▶ WORK INSTRUCTIONS:
Write out again, exactly as they appear, the lines from the line with "Convert this chart to D3.js code." through the line with "175, r: 103". Do not include any pictures.
┌──
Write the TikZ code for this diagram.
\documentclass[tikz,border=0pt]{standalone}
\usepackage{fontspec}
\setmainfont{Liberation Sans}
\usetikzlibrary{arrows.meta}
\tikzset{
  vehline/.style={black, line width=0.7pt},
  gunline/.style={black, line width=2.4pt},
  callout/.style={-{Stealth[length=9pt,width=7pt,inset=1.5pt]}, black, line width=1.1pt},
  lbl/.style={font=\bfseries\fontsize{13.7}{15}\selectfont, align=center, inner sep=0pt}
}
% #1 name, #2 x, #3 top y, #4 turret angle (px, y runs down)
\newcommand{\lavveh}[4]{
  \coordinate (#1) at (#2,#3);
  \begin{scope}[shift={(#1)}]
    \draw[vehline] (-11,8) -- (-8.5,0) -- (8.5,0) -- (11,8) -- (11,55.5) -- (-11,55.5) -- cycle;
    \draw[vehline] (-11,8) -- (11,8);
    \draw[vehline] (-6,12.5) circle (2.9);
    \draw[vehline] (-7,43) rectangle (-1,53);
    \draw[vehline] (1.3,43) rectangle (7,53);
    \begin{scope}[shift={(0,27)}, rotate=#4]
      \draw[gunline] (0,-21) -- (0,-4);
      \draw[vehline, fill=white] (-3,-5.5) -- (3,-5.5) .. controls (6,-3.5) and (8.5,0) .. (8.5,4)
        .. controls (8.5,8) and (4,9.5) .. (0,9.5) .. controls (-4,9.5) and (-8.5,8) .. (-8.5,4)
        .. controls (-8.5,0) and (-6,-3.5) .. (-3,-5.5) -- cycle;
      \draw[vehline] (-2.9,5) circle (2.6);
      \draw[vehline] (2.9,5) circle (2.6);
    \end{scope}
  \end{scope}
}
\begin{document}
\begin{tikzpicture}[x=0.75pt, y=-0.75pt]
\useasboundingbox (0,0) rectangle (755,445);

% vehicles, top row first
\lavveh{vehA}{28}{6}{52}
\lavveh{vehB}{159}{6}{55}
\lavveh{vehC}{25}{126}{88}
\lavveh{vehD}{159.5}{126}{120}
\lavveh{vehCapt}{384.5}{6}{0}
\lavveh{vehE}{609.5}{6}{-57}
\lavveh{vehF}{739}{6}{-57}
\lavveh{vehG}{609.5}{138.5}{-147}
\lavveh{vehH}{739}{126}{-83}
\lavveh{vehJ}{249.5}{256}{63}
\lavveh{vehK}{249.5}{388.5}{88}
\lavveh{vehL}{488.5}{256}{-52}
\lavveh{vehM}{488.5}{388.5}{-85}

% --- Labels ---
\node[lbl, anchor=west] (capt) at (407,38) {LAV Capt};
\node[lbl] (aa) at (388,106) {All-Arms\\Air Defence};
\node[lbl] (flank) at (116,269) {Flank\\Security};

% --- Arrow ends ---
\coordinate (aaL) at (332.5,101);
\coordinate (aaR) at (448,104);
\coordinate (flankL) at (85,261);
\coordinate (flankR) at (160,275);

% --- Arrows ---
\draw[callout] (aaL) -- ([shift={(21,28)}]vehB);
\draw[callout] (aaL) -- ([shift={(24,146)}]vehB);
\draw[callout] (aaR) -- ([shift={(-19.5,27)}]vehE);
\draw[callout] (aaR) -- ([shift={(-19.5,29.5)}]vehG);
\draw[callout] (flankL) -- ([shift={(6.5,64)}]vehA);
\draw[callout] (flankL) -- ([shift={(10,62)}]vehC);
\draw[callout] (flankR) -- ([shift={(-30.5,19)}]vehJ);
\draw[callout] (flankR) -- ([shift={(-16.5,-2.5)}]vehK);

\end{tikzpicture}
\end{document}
└──
┌──
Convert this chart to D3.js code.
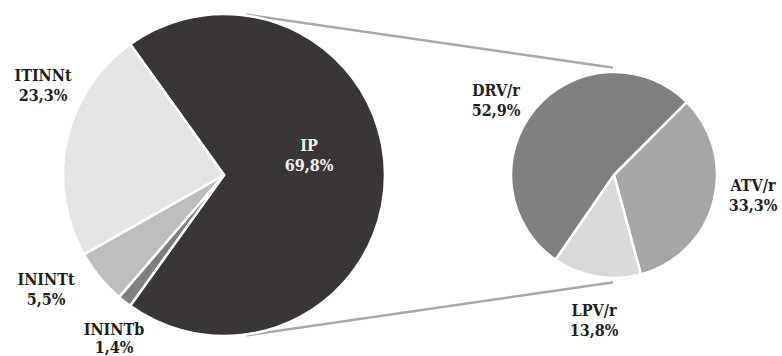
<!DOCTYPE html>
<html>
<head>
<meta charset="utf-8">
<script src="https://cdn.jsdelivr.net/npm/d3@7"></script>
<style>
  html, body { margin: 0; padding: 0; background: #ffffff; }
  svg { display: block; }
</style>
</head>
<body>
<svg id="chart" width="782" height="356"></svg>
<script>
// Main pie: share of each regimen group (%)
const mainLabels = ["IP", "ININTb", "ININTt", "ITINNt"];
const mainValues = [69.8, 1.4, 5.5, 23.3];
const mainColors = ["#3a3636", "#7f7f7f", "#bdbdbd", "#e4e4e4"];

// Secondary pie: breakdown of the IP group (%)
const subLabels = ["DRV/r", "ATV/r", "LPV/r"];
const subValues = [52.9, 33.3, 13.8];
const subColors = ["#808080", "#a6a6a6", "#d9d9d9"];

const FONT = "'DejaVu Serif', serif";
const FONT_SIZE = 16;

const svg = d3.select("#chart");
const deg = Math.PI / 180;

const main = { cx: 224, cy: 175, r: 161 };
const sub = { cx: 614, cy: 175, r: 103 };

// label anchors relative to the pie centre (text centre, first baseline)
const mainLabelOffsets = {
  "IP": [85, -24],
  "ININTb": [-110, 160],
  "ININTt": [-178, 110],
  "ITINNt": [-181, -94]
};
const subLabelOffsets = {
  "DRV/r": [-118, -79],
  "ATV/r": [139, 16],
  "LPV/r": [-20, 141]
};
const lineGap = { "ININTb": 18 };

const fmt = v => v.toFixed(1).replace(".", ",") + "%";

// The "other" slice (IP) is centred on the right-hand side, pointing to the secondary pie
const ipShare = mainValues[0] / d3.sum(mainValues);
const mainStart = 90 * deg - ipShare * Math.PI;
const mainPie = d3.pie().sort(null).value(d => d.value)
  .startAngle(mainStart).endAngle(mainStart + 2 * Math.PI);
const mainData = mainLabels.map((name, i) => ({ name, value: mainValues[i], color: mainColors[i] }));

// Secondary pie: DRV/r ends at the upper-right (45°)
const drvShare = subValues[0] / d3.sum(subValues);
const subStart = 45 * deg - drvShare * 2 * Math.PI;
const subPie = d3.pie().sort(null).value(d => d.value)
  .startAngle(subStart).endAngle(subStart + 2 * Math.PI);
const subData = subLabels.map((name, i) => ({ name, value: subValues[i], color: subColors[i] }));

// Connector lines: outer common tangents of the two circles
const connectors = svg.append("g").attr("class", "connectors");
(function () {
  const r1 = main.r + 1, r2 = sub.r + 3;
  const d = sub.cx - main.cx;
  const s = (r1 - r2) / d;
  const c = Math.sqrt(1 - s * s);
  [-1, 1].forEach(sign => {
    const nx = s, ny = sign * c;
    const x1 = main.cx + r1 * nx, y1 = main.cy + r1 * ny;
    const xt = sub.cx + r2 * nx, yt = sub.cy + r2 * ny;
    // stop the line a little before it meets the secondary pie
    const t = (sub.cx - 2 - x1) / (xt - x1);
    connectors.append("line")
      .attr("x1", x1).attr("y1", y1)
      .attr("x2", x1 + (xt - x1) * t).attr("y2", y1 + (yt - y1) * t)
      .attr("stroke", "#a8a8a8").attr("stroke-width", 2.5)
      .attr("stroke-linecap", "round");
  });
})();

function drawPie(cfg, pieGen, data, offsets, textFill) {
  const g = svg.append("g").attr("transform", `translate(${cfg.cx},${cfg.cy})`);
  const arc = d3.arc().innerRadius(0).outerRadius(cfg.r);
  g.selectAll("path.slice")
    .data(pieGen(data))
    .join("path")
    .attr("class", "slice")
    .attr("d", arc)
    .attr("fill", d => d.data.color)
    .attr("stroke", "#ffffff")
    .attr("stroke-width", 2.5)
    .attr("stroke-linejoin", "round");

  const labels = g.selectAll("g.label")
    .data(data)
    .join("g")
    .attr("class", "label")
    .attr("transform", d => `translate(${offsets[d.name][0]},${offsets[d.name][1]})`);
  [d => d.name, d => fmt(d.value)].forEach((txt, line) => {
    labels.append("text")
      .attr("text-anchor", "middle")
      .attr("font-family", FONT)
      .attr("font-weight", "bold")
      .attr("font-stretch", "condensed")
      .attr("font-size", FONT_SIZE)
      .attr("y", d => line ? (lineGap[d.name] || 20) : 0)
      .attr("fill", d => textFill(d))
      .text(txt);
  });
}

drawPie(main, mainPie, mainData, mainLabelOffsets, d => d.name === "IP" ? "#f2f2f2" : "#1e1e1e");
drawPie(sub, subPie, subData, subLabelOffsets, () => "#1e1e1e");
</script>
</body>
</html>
└──
▶ EXERCISE ANSWER:
Convert this chart to D3.js code.
<!DOCTYPE html>
<html>
<head>
<meta charset="utf-8">
<script src="https://cdn.jsdelivr.net/npm/d3@7"></script>
<style>
  html, body { margin: 0; padding: 0; background: #ffffff; }
  svg { display: block; }
</style>
</head>
<body>
<svg id="chart" width="782" height="356"></svg>
<script>
// Main pie: share of each regimen group (%)
const mainLabels = ["IP", "ININTb", "ININTt", "ITINNt"];
const mainValues = [69.8, 1.4, 5.5, 23.3];
const mainColors = ["#3a3636", "#7f7f7f", "#bdbdbd", "#e4e4e4"];

// Secondary pie: breakdown of the IP group (%)
const subLabels = ["DRV/r", "ATV/r", "LPV/r"];
const subValues = [52.9, 33.3, 13.8];
const subColors = ["#808080", "#a6a6a6", "#d9d9d9"];

const FONT = "'DejaVu Serif', serif";
const FONT_SIZE = 16;

const svg = d3.select("#chart");
const deg = Math.PI / 180;

const main = { cx: 224, cy: 175, r: 161 };
const sub = { cx: 614, cy: 175, r: 103 };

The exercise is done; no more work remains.